In half of those countries, there is no special financial benefit for children with special needs,” pointed out the NII director-general.
“There are families with children suffering from chronic diseases who get tax benefits – and some pay no income tax at all. They may get money for special schooling, study during long hospitalizations, schooling for kids who can’t go to school, transportation, assistants in kindergarten and school, medical and paramedical treatment, summer camps and vacations. Others get reductions in their water, property tax, electricity and phone bills. So we are still relatively generous, even though it isn’t enough,” Mor-Yosef concluded.
“EVERYONE HAS some kind of disability,” said Dr. Maurit Beeri, director- general of Jerusalem’s Alyn Hospital for the rehabilitation of physically challenged and disabled children, adolescents and young adults.
“Mine is that I wear glasses, and without them I couldn’t drive or use my computer. I would be useless without them.”
Babies with “conventional” disabilities have to be diagnosed and treated in time, she said.
“There is a window of opportunity to treat youngsters’ problems in physical growth, sensory integration and motor abilities. Babies learn every day by connecting new nerve synapses. This means they can overcome many difficulties when they are infants. Children are like new immigrants who have to absorb new things. If disabled, they need to be helped and learn to help themselves,” said Beeri. “And you can’t treat a child and overcome disability unless the parents participate. It doesn’t have to be birth parent, by the way.”
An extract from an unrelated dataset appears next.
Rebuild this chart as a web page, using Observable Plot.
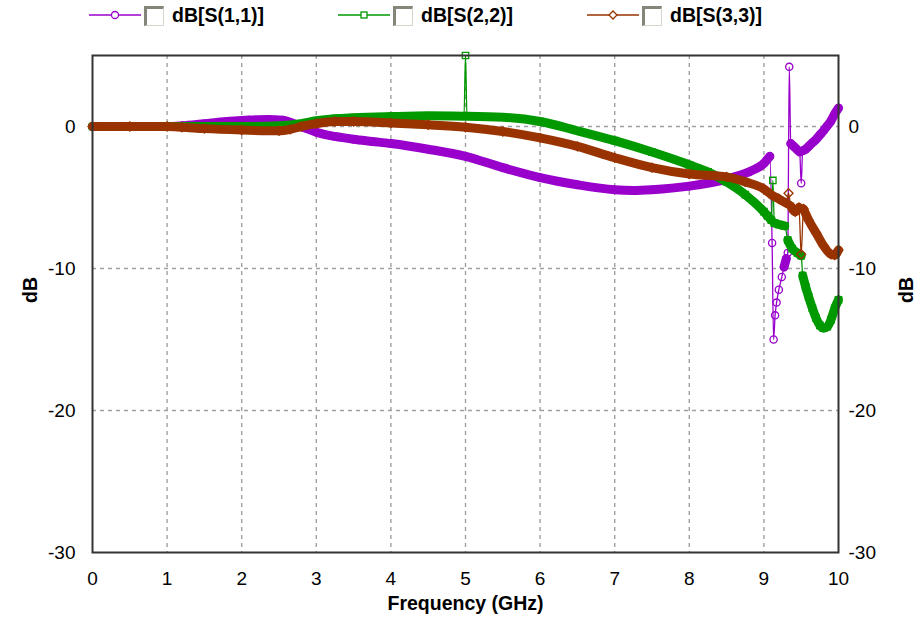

She added that “medical institutions need cultural sensitivity, as neither Arabs nor ultra-Orthodox families can be helped without institutions considering what they need and their backgrounds. It will fail if they aren’t used to things and don’t get appropriate training. The family can’t do it alone either. There are great barriers within society and plenty of red tape, even though it wants residents to be well.
“It takes a village,” she said, “including health funds, the NII, welfare authorities, municipalities, transport systems welfare and educational systems. All have to work together, but unfortunately, each office has its own bureaucracy.”
ALTHOUGH ISRAEL falls short of providing all disabled and chronically ill children need and deserve, the US, with its much-less-efficient healthcare system, is not doing any better. Pediatrics Prof. Maria Britto, who is director of the Center for Innovation in Chronic Diseases at the Cincinnati hospital, told the conference that “only 53% of US chronically ill children get the care they need. Fewer than 30% of high-risk children even get flu shots to prevent complications.
“There is no magic bullet for improving the system, but we in Cincinnati have being trying in recent years to do this. We use an improvement model in which we focus on what changes we can make in the system to bring about change for the better.”
She explained that “if you look only at the kids in your clinic, you may miss those children whose parents don’t bring them in. We follow up children who do not come to appointments so they don’t fall between the cracks. The Ohio model was aimed at improving the system of delivering services, redefining roles of medical and paramedical workers, redistributing tasks, providing clinical case management for complex cases and giving care that families understand and fits their culture.”
The hospital center reorganized treatment for 30 different chronic disorders in children. The clinicians are happy with the reform because it makes it easier to do their work, Britto concluded.